ハンドアウトには,Yamada & Hristoskava (2011) Teaching and Learning English in English in Japanese Senior High Schools: Teachers’ & Students’ Perceptions.(『福井県英語研究会「会報」』第69号)による福井県内の生徒・教師の意識調査の結果(下記)も紹介されていました。

「英語での授業」に関する生徒へのアンケートでは,各項目に「全くその通り」「ほぼその通り」と答えた生徒の割合は以下の通りです。

「すべて英語でされると困る」 進学校 72.7%,実業系 77.3%

「説明は日本語でしてほしい」 進学校 81.5%,実業系 87.5%

「重要事項が理解されないことがある」 進学校 74.5%,実業系 63.3%

「英語嫌いな子がますます英語嫌いになるかもしれない」 進学校 67.1%,実業系 61.4%

会場では,同論文を書かれた仁愛大学の山田晴美先生にもお目にかかることができました。
先生からはメールで,同論文がネット上からダウンロードできることを教えて頂きました。
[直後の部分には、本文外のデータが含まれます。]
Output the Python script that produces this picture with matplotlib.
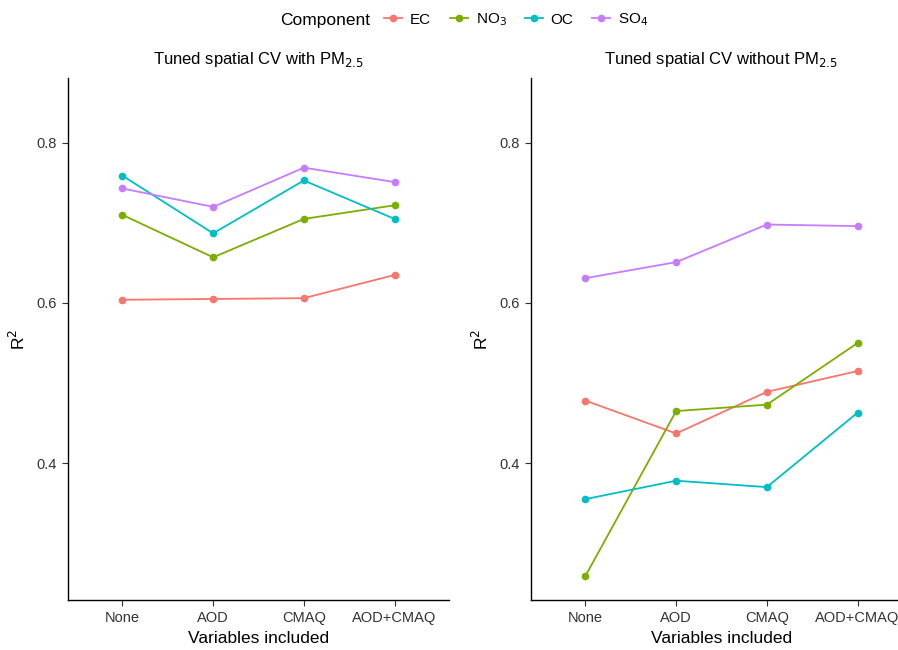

さて,森先生の研究は論文としては未発表ですので,詳細な内容紹介は控えます。
ただ,結論の一つは以下の通りです。

「『英語の授業は英語で』が自己目的化してしまってはいけない。生徒の理解程度はどうか,満足度はどうか定期的に確認し,自分の授業を振り返り今後の授業をどう行っていけばよいのか考える必要がある。」

残念ながら,一部では「授業は英語で行う」ことそのものが目的となっているかのような研修会や現場への「指導」が行われています。

その意味で,森先生のご意見は大いに拝聴するに値します。
論文化が本当に楽しみです。

森先生らのように,「授業は英語で」についてはデータに基づく検証が必要であり,その成果を確認してから方針化を議論すべきでした。

そした実証データもない「思いつき」のような方針では,生徒も先生も疲弊します。

そんな思いを強くする発表でした。